Plate and serve, add additional salt as needed to really bring out the flavors!



Saturday, July 8, 2017

Quinoa Salad

Salads are pretty easy to make but you can often get into a routine of making the same lettuce salad with cucumber, tomato and a dressing.




Ingredients:
1 - Cup of quinoa (cooked and cooled)
3 - Avocados
8 - Cherry tomatoes (chopped)
1/4 - Cup of Feta Cheese
3 - Tbsp olive Oil
1 - Tbsp Lemon Juice
1/2 - Tsp Salt
1/4 - Tsp Pepper
Chives as a garnish



Directions:
Put Quinoa into a bowl.


Peel and chop your avocado.



Add it to the quinoa.


Chop up some cherry tomatoes.


Add the tomatoes to the bowl.


Add in the Feta Cheese.


Pour in some olive oil, lemon juice, then add salt and pepper to taste.


Mix together and garnish with some chives on the side and chopped over top.




Wednesday, June 28, 2017

Garlic Scape Pesto

In the Fall, I plant my garlic cloves and in the Spring, the garlic starts to sprout. By the end of June it's time to cut off the garlic scapes so that my garlic bulbs will grow nice and big. But what do you do with those garlic scapes that you cut off? I occasionally use it like normal garlic, chopping finely and adding to recipes but this time I decided to make a pesto with it!


Ingredients:
10 - Garlic Scapes
1/4 - Cup of Pine Nuts
1/3 - Cup Parmesan Cheese
1/2 - Cup of Olive Oil
1/2 - tsp of Salt
1/2 - tsp of Pepper



Directions:
Roughly chop your garlic scapes.


Measure out your pine nuts.


Break up your cheese into small pieces.


Put the scapes, pine nuts, cheese, salt, and pepper into a food processor and cover with 1/4 cup of the olive oil.

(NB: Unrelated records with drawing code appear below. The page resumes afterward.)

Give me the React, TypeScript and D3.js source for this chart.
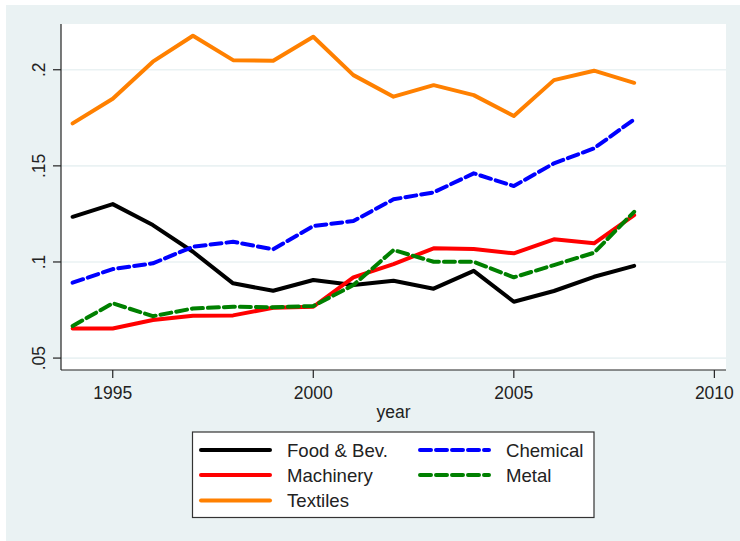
import React, { useEffect, useRef } from "react";
import * as d3 from "d3";

// Share by sector, 1994-2008
const years = [1994, 1995, 1996, 1997, 1998, 1999, 2000, 2001, 2002, 2003, 2004, 2005, 2006, 2007, 2008];

const foodBev = [0.1235, 0.1301, 0.1192, 0.1053, 0.0889, 0.085, 0.0906, 0.088, 0.0902, 0.0861, 0.0954, 0.0793, 0.0849, 0.0923, 0.098];
const chemical = [0.0892, 0.0963, 0.0993, 0.1079, 0.1105, 0.1066, 0.1187, 0.1213, 0.1326, 0.1362, 0.1461, 0.1395, 0.1513, 0.1591, 0.1742];
const machinery = [0.0654, 0.0654, 0.0698, 0.072, 0.0722, 0.0762, 0.0767, 0.092, 0.0989, 0.1071, 0.1067, 0.1045, 0.1118, 0.1097, 0.1244];
const metal = [0.0667, 0.0785, 0.0718, 0.0758, 0.0767, 0.0764, 0.0771, 0.088, 0.1062, 0.1001, 0.1001, 0.092, 0.0984, 0.1048, 0.1261];
const textiles = [0.1721, 0.1849, 0.2042, 0.2177, 0.205, 0.2047, 0.2172, 0.1972, 0.186, 0.192, 0.1868, 0.1759, 0.1946, 0.1995, 0.1932];

const yTicks = [0.05, 0.1, 0.15, 0.2];
const yTickLabels = [".05", ".1", ".15", ".2"];
const xTicks = [1995, 2000, 2005, 2010];

const seriesNames = ["Food & Bev.", "Chemical", "Machinery", "Metal", "Textiles"];
const seriesValues = [foodBev, chemical, machinery, metal, textiles];
const seriesColors = ["#000000", "#0000ff", "#ff0000", "#008000", "#ff8000"];
const seriesDashed = [false, true, false, true, false];

const W = 740;
const H = 541;
const FONT = "'Liberation Sans', Arial, sans-serif";
const BG = "#eaf2f3";

export default function App() {
  const ref = useRef<SVGSVGElement>(null);

  useEffect(() => {
    const svg = d3.select(ref.current);
    svg.selectAll("*").remove();

    const plot = { left: 61, right: 726, top: 24, bottom: 370 };

    const x = d3.scaleLinear().domain([1993.71, 2010.29]).range([plot.left, plot.right]);
    const y = d3.scaleLinear().domain([0.0438, 0.2238]).range([plot.bottom, plot.top]);

    // graph region
    svg.append("rect").attr("x", 0).attr("y", 0).attr("width", W).attr("height", H).attr("fill", "#ffffff");
    svg.append("rect").attr("x", 6).attr("y", 5).attr("width", W - 6).attr("height", H - 5).attr("fill", BG);

    // plot region
    svg
      .append("rect")
      .attr("x", plot.left)
      .attr("y", plot.top)
      .attr("width", plot.right - plot.left)
      .attr("height", plot.bottom - plot.top)
      .attr("fill", "#ffffff");

    // grid lines
    svg
      .append("g")
      .selectAll("line")
      .data(yTicks)
      .join("line")
      .attr("x1", plot.left)
      .attr("x2", plot.right)
      .attr("y1", (d) => y(d))
      .attr("y2", (d) => y(d))
      .attr("stroke", BG)
      .attr("stroke-width", 1.6);

    // series lines
    const line = d3
      .line<number>()
      .x((_, i) => x(years[i]))
      .y((d) => y(d));

    const lines = svg.append("g");
    seriesValues.forEach((vals, k) => {
      lines
        .append("path")
        .datum(vals)
        .attr("d", line)
        .attr("fill", "none")
        .attr("stroke", seriesColors[k])
        .attr("stroke-width", 4)
        .attr("stroke-linejoin", "round")
        .attr("stroke-linecap", "round")
        .attr("stroke-dasharray", seriesDashed[k] ? "11 5" : null);
    });

    // y axis
    const yAxis = svg.append("g");
    yAxis
      .append("line")
      .attr("x1", plot.left)
      .attr("x2", plot.left)
      .attr("y1", plot.top)
      .attr("y2", plot.bottom)
      .attr("stroke", "#222")
      .attr("stroke-width", 1.2);
    yTicks.forEach((t, i) => {
      yAxis
        .append("line")
        .attr("x1", plot.left - 8)
        .attr("x2", plot.left)
        .attr("y1", y(t))
        .attr("y2", y(t))
        .attr("stroke", "#222")
        .attr("stroke-width", 1.2);
      yAxis
        .append("text")
        .attr("transform", `translate(45,${y(t)}) rotate(-90)`)
        .attr("text-anchor", "middle")
        .attr("font-family", FONT)
        .attr("font-size", 17.5)
        .attr("fill", "#222")
        .text(yTickLabels[i]);
    });

    // x axis
    const xAxis = svg.append("g");
    xAxis
      .append("line")
      .attr("x1", plot.left)
      .attr("x2", plot.right)
      .attr("y1", plot.bottom)
      .attr("y2", plot.bottom)
      .attr("stroke", "#222")
      .attr("stroke-width", 1.2);
    xTicks.forEach((t) => {
      xAxis
        .append("line")
        .attr("x1", x(t))
        .attr("x2", x(t))
        .attr("y1", plot.bottom)
        .attr("y2", plot.bottom + 8)
        .attr("stroke", "#222")
        .attr("stroke-width", 1.2);
      xAxis
        .append("text")
        .attr("x", x(t))
        .attr("y", 399)
        .attr("text-anchor", "middle")
        .attr("font-family", FONT)
        .attr("font-size", 17.5)
        .attr("fill", "#222")
        .text(String(t));
    });
    xAxis
      .append("text")
      .attr("x", (plot.left + plot.right) / 2)
      .attr("y", 418)
      .attr("text-anchor", "middle")
      .attr("font-family", FONT)
      .attr("font-size", 17.5)
      .attr("fill", "#222")
      .text("year");

    // legend
    const lg = svg.append("g");
    lg.append("rect")
      .attr("x", 192.5)
      .attr("y", 432)
      .attr("width", 401.5)
      .attr("height", 85.5)
      .attr("fill", "#ffffff")
      .attr("stroke", "#333")
      .attr("stroke-width", 1.2);

    const colX = [199, 418];
    const rowY = [450, 475, 500.5];
    seriesNames.forEach((name, k) => {
      const c = k % 2;
      const r = Math.floor(k / 2);
      const x0 = colX[c];
      const yy = rowY[r];
      lg.append("line")
        .attr("x1", x0 + 2)
        .attr("x2", x0 + 71)
        .attr("y1", yy)
        .attr("y2", yy)
        .attr("stroke", seriesColors[k])
        .attr("stroke-width", 4)
        .attr("stroke-linecap", "round")
        .attr("stroke-dasharray", seriesDashed[k] ? "11 5" : null);
      lg.append("text")
        .attr("x", x0 + 88)
        .attr("y", yy + 6.5)
        .attr("font-family", FONT)
        .attr("font-size", 18.6)
        .attr("fill", "#222")
        .text(name);
    });
  }, []);

  return (
    <div style={{ position: "fixed", left: 0, top: 0 }}>
      <svg ref={ref} width={W} height={H} style={{ display: "block" }} />
    </div>
  );
}
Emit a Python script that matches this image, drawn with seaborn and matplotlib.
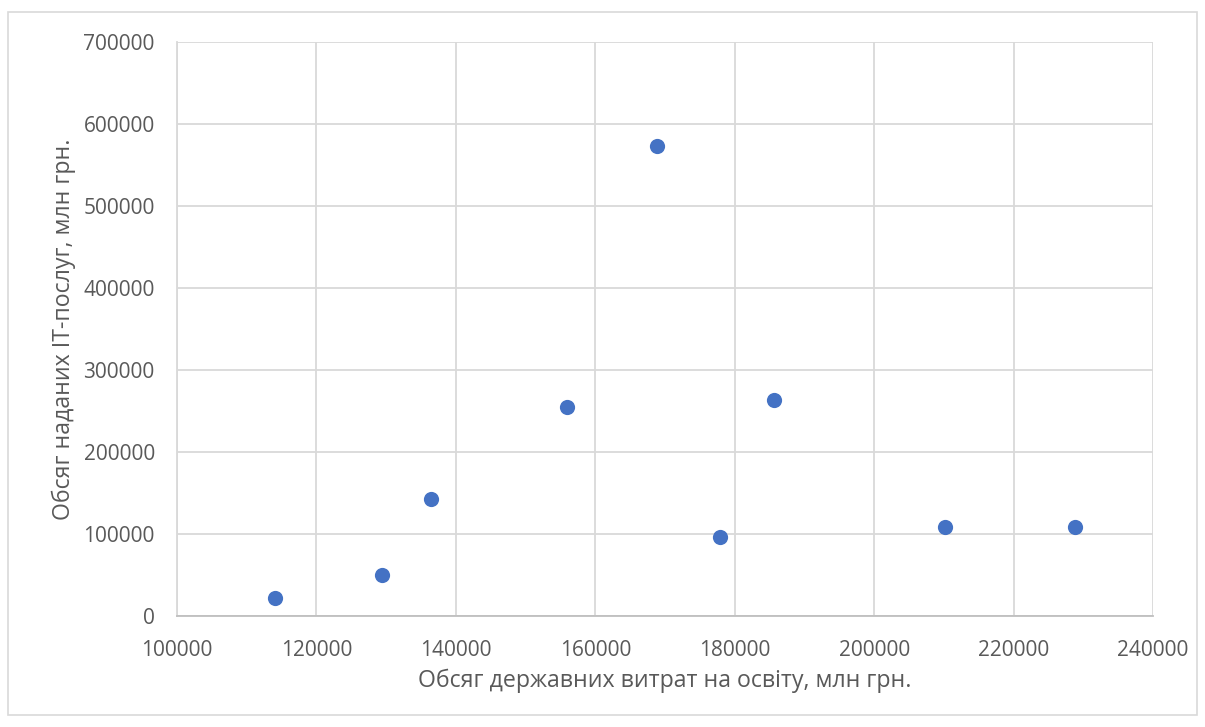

Process until all of the big lumps are gone, adding additional olive oil as needed.


Once done, it will look something like this.


Put into a container or bowl and your pesto is complete!


Boil some water and cook 1/2 box of pasta (serves 2 - 3). Once cooked to your liking, drain the pasta and then put it back into the pot.


Scoop in small portions of the pesto and mix into the pasta; add as much as you like. I like everything to be well coated so I end up using about 1/3 of my pesto.


Plate and serve with some additional Parmesan cheese on the side.



Thursday, June 22, 2017

Indian Quinoa

This is another random creation that I wasn't really sure what to call but because of the Indian spices, I settled on "Indian Quinoa". I had this as a side with dinner but it can also be eaten on it's own (cold) as a healthy snack for at work.




Ingredients:
2 - Tbsp Olive Oil
1 - Small Pepper (Chopped)
1/2 - White Onion (Chopped)
6 - Button Mushrooms (Chopped)
1 - Clove Garlic (Chopped)
1 - Tsp Grand Marsala
1 - Tsp Paprika
1 - Tbsp Curry Paste (This was a Butter Chicken one)
1 - Cup Quinoa
2 - Cups Beef Stock


Directions:
Heat a large pan over Medium-Low heat (4/10). Add the Pepper.


Add Onion.


Add Mushroom.


Add Garlic and then let cook for 5 or 7 minutes or until everything start to turn a little translucent.


Add in the Grand Marsala, Paprika and Curry Paste.


Mix everything together and let simmer for a couple of minutes.


While the mixture is simmering, rise the quinoa.


Add the quinoa to the mixture.


Mix everything together.


Add the beef stock.


Raise to a boil and then bring back down to low (3/10).


Occasionally stir until the liquid has been fully absorbed. 20 - 25 minutes.


Put into a serving dish and you are all set!